**INFORMATION SUPPLIED:**
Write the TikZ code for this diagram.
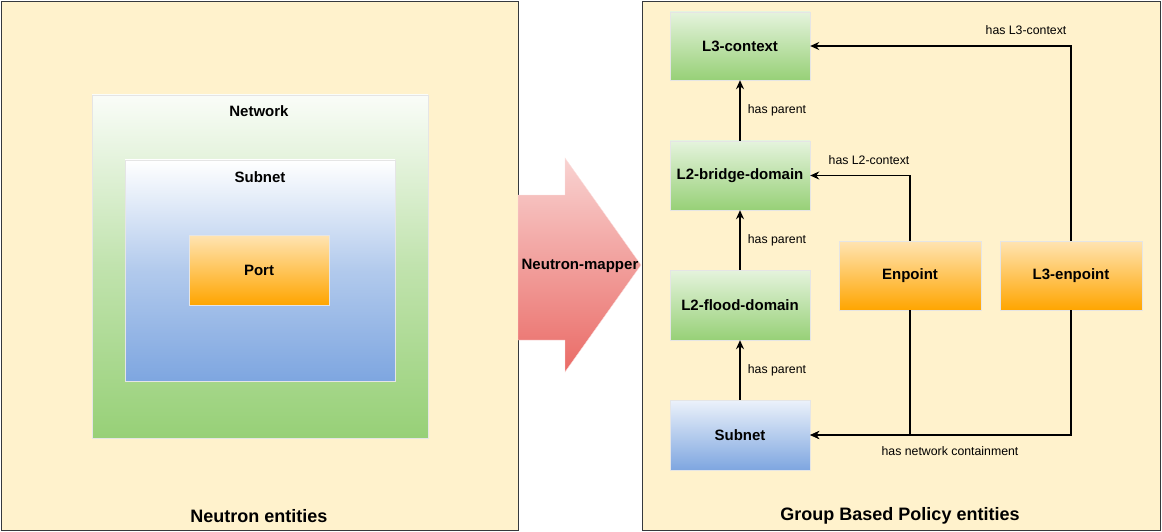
\documentclass[tikz,border=0pt]{standalone}
\usepackage{fontspec}
\setmainfont{Liberation Sans}
\usetikzlibrary{arrows.meta}
\definecolor{panel}{HTML}{FFF2CC}
\definecolor{pborder}{HTML}{36393D}
\definecolor{gr}{HTML}{97D077}
\definecolor{bl}{HTML}{7EA6E0}
\definecolor{org}{HTML}{FFA500}
\definecolor{rd}{HTML}{EA6B66}
\begin{document}
\begin{tikzpicture}[x=1pt,y=-1pt,
  panelbox/.style={draw=pborder,fill=panel,line width=0.8pt},
  greenbox/.style={draw=white!80!gray,top color=white!75!gr,bottom color=gr,font=\bfseries\fontsize{15}{17}\selectfont},
  bluebox/.style={draw=white!80!gray,top color=white!85!bl,bottom color=bl,font=\bfseries\fontsize{15}{17}\selectfont},
  orangebox/.style={draw=white!80!gray,top color=white!70!org,bottom color=org,font=\bfseries\fontsize{15}{17}\selectfont},
  conn/.style={line width=1.8pt,-{Stealth[length=9pt,width=8pt]}},
  lbl/.style={font=\fontsize{12.3}{14}\selectfont,inner sep=1pt},
  ttl/.style={font=\bfseries\fontsize{15}{17}\selectfont}]
\useasboundingbox (0,0) rectangle (1162,532);
\draw[panelbox] (1,1) rectangle (518,530);
\draw[panelbox] (642,1) rectangle (1160,530);
% left nested boxes
\draw[draw=white!80!gray,top color=white!95!gr,bottom color=gr,middle color=white!40!gr] (92,95) rectangle (428,438);
\draw[draw=white!80!gray,top color=white,bottom color=bl,middle color=white!40!bl] (125,160) rectangle (395,381);
\node[orangebox,minimum width=140pt,minimum height=70pt] (port) at (259,270) {Port};
\node[ttl] (netl) at (259,111) {Network};
\node[ttl] (subl) at (260,177) {Subnet};
\node[font=\bfseries\fontsize{18}{20}\selectfont] (ne) at (259,516) {Neutron entities};
% block arrow
\draw[draw=white!80!rd,top color=white!70!rd,bottom color=rd]
  (518,195) -- (565,195) -- (565,158) -- (641,265) -- (565,372) -- (565,340) -- (518,340) -- cycle;
\node[ttl] (nm) at (580,266) {Neutron-mapper};
% right boxes
\node[greenbox,minimum width=140pt,minimum height=68pt] (l3) at (740,46) {L3-context};
\node[greenbox,minimum width=140pt,minimum height=69pt] (l2b) at (740,175.5) {L2-bridge-domain};
\node[greenbox,minimum width=140pt,minimum height=70pt] (l2f) at (740,305) {L2-flood-domain};
\node[bluebox,minimum width=140pt,minimum height=70pt] (sn) at (740,435) {Subnet};
\node[orangebox,minimum width=142pt,minimum height=69pt] (ep) at (910,275.5) {Enpoint};
\node[orangebox,minimum width=142pt,minimum height=69pt] (l3ep) at (1071,275.5) {L3-enpoint};
\node[font=\bfseries\fontsize{18}{20}\selectfont] (gbp) at (900,516) {Group Based Policy entities};
% connectors
\draw[conn] (l2b.north) -- (l3.south) node[lbl,midway,right=6pt] {has parent};
\draw[conn] (l2f.north) -- (l2b.south) node[lbl,midway,right=6pt] {has parent};
\draw[conn] (sn.north) -- (l2f.south) node[lbl,midway,right=6pt] {has parent};
\draw[conn] (ep.north) |- (l2b.east);
\node[lbl] (hl2) at (869,160) {has L2-context};
\draw[conn] (l3ep.north) |- (l3.east);
\node[lbl] (hl3) at (1026,30) {has L3-context};
\draw[conn] (ep.south) |- (sn.east);
\draw[conn] (l3ep.south) |- (sn.east);
\node[lbl] (hnc) at (950,451) {has network containment};
\end{tikzpicture}
\end{document}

**WHAT TO WORK ON:** Do not include the images; transcribe the rest of the listing exactly.

**SOLUTION FOR THIS TASK:**
Write the TikZ code for this diagram.
\documentclass[tikz,border=0pt]{standalone}
\usepackage{fontspec}
\setmainfont{Liberation Sans}
\usetikzlibrary{arrows.meta}
\definecolor{panel}{HTML}{FFF2CC}
\definecolor{pborder}{HTML}{36393D}
\definecolor{gr}{HTML}{97D077}
\definecolor{bl}{HTML}{7EA6E0}
\definecolor{org}{HTML}{FFA500}
\definecolor{rd}{HTML}{EA6B66}
\begin{document}
\begin{tikzpicture}[x=1pt,y=-1pt,
  panelbox/.style={draw=pborder,fill=panel,line width=0.8pt},
  greenbox/.style={draw=white!80!gray,top color=white!75!gr,bottom color=gr,font=\bfseries\fontsize{15}{17}\selectfont},
  bluebox/.style={draw=white!80!gray,top color=white!85!bl,bottom color=bl,font=\bfseries\fontsize{15}{17}\selectfont},
  orangebox/.style={draw=white!80!gray,top color=white!70!org,bottom color=org,font=\bfseries\fontsize{15}{17}\selectfont},
  conn/.style={line width=1.8pt,-{Stealth[length=9pt,width=8pt]}},
  lbl/.style={font=\fontsize{12.3}{14}\selectfont,inner sep=1pt},
  ttl/.style={font=\bfseries\fontsize{15}{17}\selectfont}]
\useasboundingbox (0,0) rectangle (1162,532);
\draw[panelbox] (1,1) rectangle (518,530);
\draw[panelbox] (642,1) rectangle (1160,530);
% left nested boxes
\draw[draw=white!80!gray,top color=white!95!gr,bottom color=gr,middle color=white!40!gr] (92,95) rectangle (428,438);
\draw[draw=white!80!gray,top color=white,bottom color=bl,middle color=white!40!bl] (125,160) rectangle (395,381);
\node[orangebox,minimum width=140pt,minimum height=70pt] (port) at (259,270) {Port};
\node[ttl] (netl) at (259,111) {Network};
\node[ttl] (subl) at (260,177) {Subnet};
\node[font=\bfseries\fontsize{18}{20}\selectfont] (ne) at (259,516) {Neutron entities};
% block arrow
\draw[draw=white!80!rd,top color=white!70!rd,bottom color=rd]
  (518,195) -- (565,195) -- (565,158) -- (641,265) -- (565,372) -- (565,340) -- (518,340) -- cycle;
\node[ttl] (nm) at (580,266) {Neutron-mapper};
% right boxes
\node[greenbox,minimum width=140pt,minimum height=68pt] (l3) at (740,46) {L3-context};
\node[greenbox,minimum width=140pt,minimum height=69pt] (l2b) at (740,175.5) {L2-bridge-domain};
\node[greenbox,minimum width=140pt,minimum height=70pt] (l2f) at (740,305) {L2-flood-domain};
\node[bluebox,minimum width=140pt,minimum height=70pt] (sn) at (740,435) {Subnet};
\node[orangebox,minimum width=142pt,minimum height=69pt] (ep) at (910,275.5) {Enpoint};
\node[orangebox,minimum width=142pt,minimum height=69pt] (l3ep) at (1071,275.5) {L3-enpoint};
\node[font=\bfseries\fontsize{18}{20}\selectfont] (gbp) at (900,516) {Group Based Policy entities};
% connectors
\draw[conn] (l2b.north) -- (l3.south) node[lbl,midway,right=6pt] {has parent};
\draw[conn] (l2f.north) -- (l2b.south) node[lbl,midway,right=6pt] {has parent};
\draw[conn] (sn.north) -- (l2f.south) node[lbl,midway,right=6pt] {has parent};
\draw[conn] (ep.north) |- (l2b.east);
\node[lbl] (hl2) at (869,160) {has L2-context};
\draw[conn] (l3ep.north) |- (l3.east);
\node[lbl] (hl3) at (1026,30) {has L3-context};
\draw[conn] (ep.south) |- (sn.east);
\draw[conn] (l3ep.south) |- (sn.east);
\node[lbl] (hnc) at (950,451) {has network containment};
\end{tikzpicture}
\end{document}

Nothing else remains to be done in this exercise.